有機ELディスプレイ製造装置の一部(提供:キヤノントッキ株式会社)
有機ELディスプレイ製造装置の全体イメージ(提供:キヤノントッキ株式会社)

 私の仕事は、製作中の装置の原価を集計し、最終的な金額を予測・分析することです。原価管理の業務は、製品を製造する際にかかる装置原価の予算と、実際にかかった費用を照らし合わせながら管理・分析を行い、会社全体の予算につなげるのが役割です。

 我々は装置メーカーなので、最終製品のように直接、一般の人に届くわけではありませんが、顧客企業が生産したパネルが、家電製品に使用されているので、家電屋さんで自社の装置で作られたパネルを見かけると、嬉しくなりますね。

役に立つかどうかは、後からわかること

──さまざまな業務を経験されてきた中で、どんな時に「高専の強み」を感じますか。

 私は電気電子システム工学科の出身ですが、機械工学科の友人と趣味のことなど、日常会話をする中で、自然と機械系の知識も得ることができました。おかげで、装置の図面も読めますし、使用する部品の名前からその役割を想像することができます。

 また、前職で熱処理、部品管理と、幅広い工程に携わったことも、今の仕事につながっています。ものづくりの現場を見てきたので、装置を構成する部品に対して「何に使う部品なのか」とか「どういう用途なのか」と疑問が出てきても、担当者からある程度の説明を受ければ、理解することができます。業務を円滑に進めるうえで、技術的な知識があることで橋渡しができるので、コミュニケーションの面でも役立っています。

 何より、高専の勉強では「論理的な思考回路」が身につくと思います。そうすると「この工程を経たら、どうなるのか」ということが予想できるようになります。また、レポート課題もたくさん提出して、アウトプットを行うことに慣れてきたので、どの職業に就いたとしてもすごく役立つスキルだと思います。

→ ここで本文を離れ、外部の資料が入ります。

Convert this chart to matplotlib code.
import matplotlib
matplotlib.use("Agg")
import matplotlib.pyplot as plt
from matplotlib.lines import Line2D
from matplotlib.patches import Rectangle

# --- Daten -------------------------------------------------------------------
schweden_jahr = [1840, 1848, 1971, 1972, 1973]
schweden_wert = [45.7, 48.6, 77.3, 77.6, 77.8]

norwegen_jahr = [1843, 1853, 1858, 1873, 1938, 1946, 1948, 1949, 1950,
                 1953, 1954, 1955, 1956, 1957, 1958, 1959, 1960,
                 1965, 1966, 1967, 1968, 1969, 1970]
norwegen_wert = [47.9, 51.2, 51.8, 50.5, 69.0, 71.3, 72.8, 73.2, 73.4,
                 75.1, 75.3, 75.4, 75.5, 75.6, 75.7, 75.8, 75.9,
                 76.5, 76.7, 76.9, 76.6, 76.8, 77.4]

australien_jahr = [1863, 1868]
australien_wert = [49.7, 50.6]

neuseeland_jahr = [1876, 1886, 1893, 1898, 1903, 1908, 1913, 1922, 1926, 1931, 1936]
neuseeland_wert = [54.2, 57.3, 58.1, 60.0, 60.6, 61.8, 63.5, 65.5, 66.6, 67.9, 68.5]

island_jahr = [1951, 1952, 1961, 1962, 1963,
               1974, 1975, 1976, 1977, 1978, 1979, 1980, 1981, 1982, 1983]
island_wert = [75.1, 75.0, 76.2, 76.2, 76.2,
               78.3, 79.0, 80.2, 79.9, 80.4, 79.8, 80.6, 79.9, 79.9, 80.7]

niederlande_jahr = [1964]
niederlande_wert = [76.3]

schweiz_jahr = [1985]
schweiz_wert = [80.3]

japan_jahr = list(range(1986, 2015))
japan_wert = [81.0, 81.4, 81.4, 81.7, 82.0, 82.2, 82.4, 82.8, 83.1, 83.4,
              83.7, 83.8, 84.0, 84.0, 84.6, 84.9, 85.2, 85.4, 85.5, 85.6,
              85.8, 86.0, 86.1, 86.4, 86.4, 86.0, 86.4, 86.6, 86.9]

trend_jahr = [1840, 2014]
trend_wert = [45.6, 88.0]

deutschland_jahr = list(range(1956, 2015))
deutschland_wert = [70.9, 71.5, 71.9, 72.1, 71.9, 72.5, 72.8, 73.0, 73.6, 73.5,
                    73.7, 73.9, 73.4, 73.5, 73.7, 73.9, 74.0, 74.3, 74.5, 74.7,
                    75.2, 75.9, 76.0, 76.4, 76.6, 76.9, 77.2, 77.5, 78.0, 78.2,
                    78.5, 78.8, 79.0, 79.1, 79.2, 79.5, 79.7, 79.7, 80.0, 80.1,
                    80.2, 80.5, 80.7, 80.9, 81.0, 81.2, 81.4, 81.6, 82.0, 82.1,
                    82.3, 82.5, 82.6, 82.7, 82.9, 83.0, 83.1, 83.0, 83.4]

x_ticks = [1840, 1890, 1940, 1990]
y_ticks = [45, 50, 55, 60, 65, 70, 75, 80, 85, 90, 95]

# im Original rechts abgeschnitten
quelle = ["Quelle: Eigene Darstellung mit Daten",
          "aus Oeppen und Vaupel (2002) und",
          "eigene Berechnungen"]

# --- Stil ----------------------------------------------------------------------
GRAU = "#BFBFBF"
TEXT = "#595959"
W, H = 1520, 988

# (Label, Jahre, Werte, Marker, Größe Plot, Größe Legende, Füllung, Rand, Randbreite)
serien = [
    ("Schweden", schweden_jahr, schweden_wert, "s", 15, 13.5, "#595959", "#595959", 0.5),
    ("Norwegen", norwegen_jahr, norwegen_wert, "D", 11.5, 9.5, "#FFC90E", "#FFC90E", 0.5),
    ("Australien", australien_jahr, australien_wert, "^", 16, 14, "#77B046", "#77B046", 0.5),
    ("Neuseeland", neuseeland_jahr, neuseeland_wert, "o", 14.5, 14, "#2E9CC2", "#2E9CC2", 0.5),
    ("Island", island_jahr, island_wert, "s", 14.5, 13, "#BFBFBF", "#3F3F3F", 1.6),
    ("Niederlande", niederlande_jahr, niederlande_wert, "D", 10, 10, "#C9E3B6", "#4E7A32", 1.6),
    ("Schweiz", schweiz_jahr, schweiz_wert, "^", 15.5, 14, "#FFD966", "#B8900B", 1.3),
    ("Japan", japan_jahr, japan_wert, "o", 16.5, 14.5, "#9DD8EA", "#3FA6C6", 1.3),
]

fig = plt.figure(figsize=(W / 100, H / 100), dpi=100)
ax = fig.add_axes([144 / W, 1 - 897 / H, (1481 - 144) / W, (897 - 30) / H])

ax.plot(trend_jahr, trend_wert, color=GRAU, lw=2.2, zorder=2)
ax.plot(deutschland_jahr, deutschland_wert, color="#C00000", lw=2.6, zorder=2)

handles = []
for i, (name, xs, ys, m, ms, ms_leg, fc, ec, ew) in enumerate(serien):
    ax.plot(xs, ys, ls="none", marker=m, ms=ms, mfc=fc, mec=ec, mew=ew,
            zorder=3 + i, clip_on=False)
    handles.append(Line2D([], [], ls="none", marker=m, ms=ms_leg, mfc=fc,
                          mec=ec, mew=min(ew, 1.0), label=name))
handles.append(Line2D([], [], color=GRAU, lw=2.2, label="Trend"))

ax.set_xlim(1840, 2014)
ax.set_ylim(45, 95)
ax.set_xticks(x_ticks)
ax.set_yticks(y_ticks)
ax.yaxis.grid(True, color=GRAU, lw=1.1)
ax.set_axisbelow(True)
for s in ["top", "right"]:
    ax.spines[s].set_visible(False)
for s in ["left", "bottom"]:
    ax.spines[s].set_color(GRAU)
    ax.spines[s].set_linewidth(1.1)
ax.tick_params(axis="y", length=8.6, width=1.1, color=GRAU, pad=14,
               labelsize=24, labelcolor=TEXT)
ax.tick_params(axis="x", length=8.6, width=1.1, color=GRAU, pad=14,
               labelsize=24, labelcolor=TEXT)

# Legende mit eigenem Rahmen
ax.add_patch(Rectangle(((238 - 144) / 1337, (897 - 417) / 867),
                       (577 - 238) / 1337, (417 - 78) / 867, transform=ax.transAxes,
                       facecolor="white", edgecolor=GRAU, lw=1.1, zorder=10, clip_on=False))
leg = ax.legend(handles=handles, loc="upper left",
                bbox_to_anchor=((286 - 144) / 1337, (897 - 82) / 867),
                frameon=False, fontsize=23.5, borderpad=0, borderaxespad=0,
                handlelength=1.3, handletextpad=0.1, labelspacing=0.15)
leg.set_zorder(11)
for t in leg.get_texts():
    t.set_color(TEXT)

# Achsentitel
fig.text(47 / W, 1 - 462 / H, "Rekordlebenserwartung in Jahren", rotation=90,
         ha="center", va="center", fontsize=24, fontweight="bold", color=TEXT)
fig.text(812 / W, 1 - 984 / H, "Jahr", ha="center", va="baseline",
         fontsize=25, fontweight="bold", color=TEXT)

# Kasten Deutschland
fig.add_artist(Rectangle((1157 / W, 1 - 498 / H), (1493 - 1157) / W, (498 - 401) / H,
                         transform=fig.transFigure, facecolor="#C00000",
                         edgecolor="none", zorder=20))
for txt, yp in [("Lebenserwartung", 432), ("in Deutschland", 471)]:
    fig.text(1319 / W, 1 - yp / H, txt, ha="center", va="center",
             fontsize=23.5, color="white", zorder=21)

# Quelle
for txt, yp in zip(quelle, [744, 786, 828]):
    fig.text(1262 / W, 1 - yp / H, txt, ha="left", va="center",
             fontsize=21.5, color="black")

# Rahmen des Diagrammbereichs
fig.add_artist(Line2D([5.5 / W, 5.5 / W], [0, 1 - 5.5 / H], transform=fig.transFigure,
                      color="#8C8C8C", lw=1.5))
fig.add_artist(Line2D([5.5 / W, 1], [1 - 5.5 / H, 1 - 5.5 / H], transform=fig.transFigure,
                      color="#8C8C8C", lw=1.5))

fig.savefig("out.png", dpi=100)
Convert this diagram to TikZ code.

報告書を仕上げるスピードや完成度に、経験の差が表れると思います。

──最後に、学生に向けて“高専生活のススメ”を教えてください。

 まず、在学生に伝えたいことは、今、学んでいるのが、どんな分野だったとしても、何の役に立つとか、立たないとか、決めつけてしまわないほうがいいと思うんですね。役に立たないと思ったとたんに、つまらなくなるし、視野も狭くなってしまいます。私は、高専で勉強してきた分野とは、いま全く違う仕事についていますが、それでも高専で学んだことは役に立っています。もしかしたら、自分でも気づかないうちに、生かせている部分もあるのかもしれません。

 そして、高専を目指している人、興味がある人には、高専に入学したら、とことん楽しんでほしいですね。高専では何年も同じ顔ぶれに囲まれて、お互いに切磋琢磨するので、社会人になってからも長い付き合いができる友人が得られると思います。……あ、それから最後にもう一つ。高専の食堂の「油そば」は美味しいですよ! 高専生のソールフードです。ぜひ学校に来る機会があったら、食べてみてくださいね。